As one of the few women in the “Good Ol’ Boys club” as she describes it, she’s had a hard time meeting other business owners in the fastener industry and making important contacts.
“I recently went to a fastener distributor event,” she says, “and the other business owners kept introducing their wives to me and expecting us to have conversations.”
They found it hard to believe that a woman was in the fastener business and understood it as well as they did or maybe even better.
Despite these challenges, it’s impossible for Janet to choose the number one reason why she loves what she does. It might be because it comes so easily to her. Coming from mathematical family, she understands the mechanical aspect of the business better than most people.
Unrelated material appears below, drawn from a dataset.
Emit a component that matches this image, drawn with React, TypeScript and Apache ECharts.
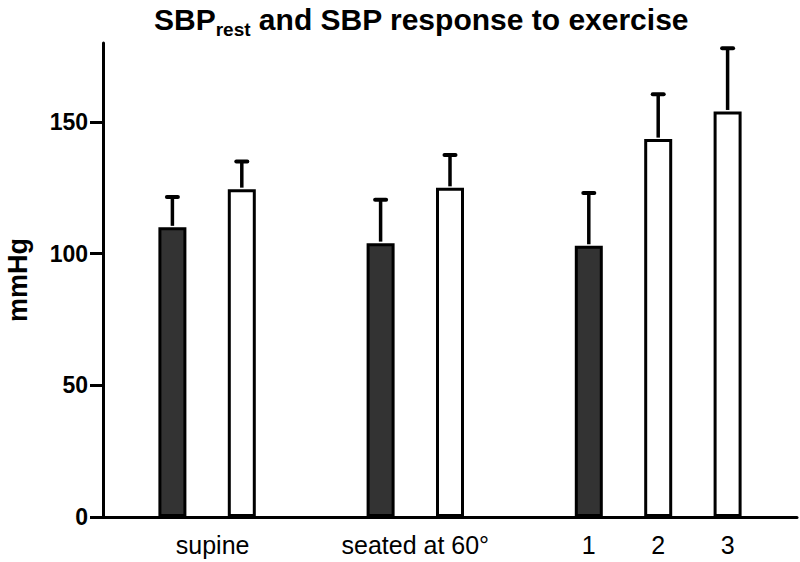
import React, { useEffect, useRef } from "react";
import * as echarts from "echarts";

const slots = ["", "supine-rest", "supine-ex", "", "seated-rest", "seated-ex", "", "1", "2", "3", ""];
const slotLabels = ["", "", "", "", "", "", "", "1", "2", "3", ""];
const groupLabels = ["", "supine", "", "", "seated at 60°", "", "", "", "", ""];
const restMean = [null, 110, null, null, 104, null, null, 103, null, null, null];
const restSd = [null, 11.5, null, null, 16.5, null, null, 20, null, null, null];
const exMean = [null, null, 124.5, null, null, 125, null, null, 143.5, 154, null];
const exSd = [null, null, 10.5, null, null, 12.5, null, null, 17, 24, null];
const yTicks = [0, 50, 100, 150];

const FONT = "'Liberation Sans', Arial, Helvetica, sans-serif";

export default function App() {
  const ref = useRef<HTMLDivElement>(null);
  useEffect(() => {
    if (!ref.current) return;
    const chart = echarts.init(ref.current, undefined, { renderer: "svg" });
    const errData: any[] = [];
    slots.forEach((_, i) => {
      if (restMean[i] != null) errData.push([i, restMean[i], restSd[i]]);
      if (exMean[i] != null) errData.push([i, exMean[i], exSd[i]]);
    });
    chart.setOption({
      animation: false,
      backgroundColor: "#ffffff",
      title: {
        text: "{a|SBP}{b|rest}{a| and SBP response to exercise}",
        left: 149,
        top: -6,
        textStyle: {
          rich: {
            a: { fontFamily: FONT, fontWeight: "bold", fontSize: 30, color: "#000", lineHeight: 40, verticalAlign: "middle" },
            b: { fontFamily: FONT, fontWeight: "bold", fontSize: 19, color: "#000", lineHeight: 18, verticalAlign: "bottom" },
          },
        },
      },
      grid: { left: 103, right: 3, top: 43, bottom: 45, containLabel: false, outerBoundsMode: "none" },
      xAxis: [
        {
          type: "category",
          data: slots,
          boundaryGap: false,
          position: "bottom",
          axisLine: { show: true, lineStyle: { color: "#000", width: 3 } },
          axisTick: { show: false },
          splitLine: { show: false },
          axisLabel: {
            interval: 0,
            margin: 15,
            fontFamily: FONT,
            fontSize: 25,
            color: "#000",
            formatter: (_v: string, idx: number) => slotLabels[idx],
          },
        },
        {
          type: "category",
          data: groupLabels.map((g) =>
            g === "supine" ? { value: g, textStyle: { padding: [0, 0, 0, 11] } } : g
          ),
          boundaryGap: true,
          position: "bottom",
          axisLine: { show: false },
          axisTick: { show: false },
          splitLine: { show: false },
          axisLabel: { interval: 0, margin: 15, fontFamily: FONT, fontSize: 25, color: "#000" },
        },
      ],
      yAxis: {
        type: "value",
        min: 0,
        max: 180,
        name: "mmHg",
        nameLocation: "middle",
        nameGap: 72,
        nameRotate: 90,
        nameTextStyle: { fontFamily: FONT, fontWeight: "bold", fontSize: 27, color: "#000" },
        axisLine: { show: true, lineStyle: { color: "#000", width: 3 } },
        axisTick: { show: true, length: 13, lineStyle: { color: "#000", width: 3 }, customValues: yTicks },
        axisLabel: { margin: 15, fontFamily: FONT, fontWeight: "bold", fontSize: 23, color: "#000", customValues: yTicks },
        splitLine: { show: false },
      },
      series: [
        {
          type: "bar",
          data: restMean,
          barWidth: 28,
          barGap: "-100%",
          itemStyle: { color: "#333333", borderColor: "#000", borderWidth: 3 },
          z: 2,
        },
        {
          type: "bar",
          data: exMean,
          barWidth: 28,
          barGap: "-100%",
          itemStyle: { color: "#ffffff", borderColor: "#000", borderWidth: 3 },
          z: 2,
        },
        {
          type: "custom",
          data: errData,
          z: 3,
          renderItem: (_params: any, api: any) => {
            const x = api.value(0);
            const m = api.value(1);
            const s = api.value(2);
            const p0 = api.coord([x, m]);
            const p1 = api.coord([x, m + s]);
            return {
              type: "group",
              children: [
                {
                  type: "line",
                  shape: { x1: p0[0], y1: p0[1] - 1.5, x2: p1[0], y2: p1[1] },
                  style: { stroke: "#000", lineWidth: 3.5 },
                },
                {
                  type: "line",
                  shape: { x1: p1[0] - 5.5, y1: p1[1], x2: p1[0] + 5.5, y2: p1[1] },
                  style: { stroke: "#000", lineWidth: 4, lineCap: "round" },
                },
              ],
            };
          },
        },
      ],
    });
    return () => chart.dispose();
  }, []);
  return <div ref={ref} style={{ width: 800, height: 562, position: "absolute", left: 0, top: 0 }} />;
}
“I was born into being able to understand the business,” she says, “My father was a mathematician, my sister’s an engineer and my brother is an architect so that side of the business seemed like a perfect fit for me.”
Janet also loves the philosophy of her work. She feels that in a world where more people replace than repair products, this damages not just the environment, but the human sense of relationships.
“I strongly believe that everything should be built to last forever and this has extended into how I run my business.”
Although it’s a niche industry, Janet is hoping to make a difference.
“I’ve focused on anti-corrosion since day one,” she says. “Everything I do is extending the life cycle of goods and putting less pressure on the environment.”
Wink’s operation philosophy has also set it apart from their competitors.
“The world is not fair but I want Wink to be fair. That was the premise of starting the company and continues to be an overriding factor in decision making in the company.”
This mantra has meant that Janet and her employees sometimes work into the early hours of the morning to keep a promise made to a customer.
“At Wink, our word is our honor and everyone is committed to being dependable,” she says. “We recognize that we are only dependable if we keep our promises.”
Janet wants Wink to be a company people can trust.
It was her quest to find a partner with the same values that led her to Veem.
A BEAUTIFUL THING
Janet typically works around the Point of Sale. Working with suppliers and distributors from Europe and Asia means there has to be a large degree of trust between both parties.
Until her supplier receives their payment, her goods are not shipped. The entire process can take about four months and is often very frustrating.
“I was having trouble with my wire transfers when I first heard about Veem.”
Tired of the long delays and exorbitant fees associated with sending bank wires to her international partners, she figured she had nothing to lose and signed up for a Veem account.
That was years ago and Janet hasn’t looked anywhere else since.
“There’s always emotions around paying businesses and receiving payments in return,” she remarks, “There’s a lot of anxiety in every aspect of my business. So when Veem is able to tell me where they are working with my transaction, it tells me something and diffuses this anxiety.”
Although the speed of transactions is what draws most customers, Janet makes it clear that it’s the transparency that she likes best.
“I really like the tracking aspect. It really makes the entire process transparent. I don’t even need to go on the website because Veem sends an email when a business associate has taken an action.”
The money she saves from transferring payments with Veem goes right back into her business and allows her to continue working in the industry she loves so much.
“People ask me how I got into this business because I’m a small non-masculine woman,” Janet says, laughing. “It confuses people.”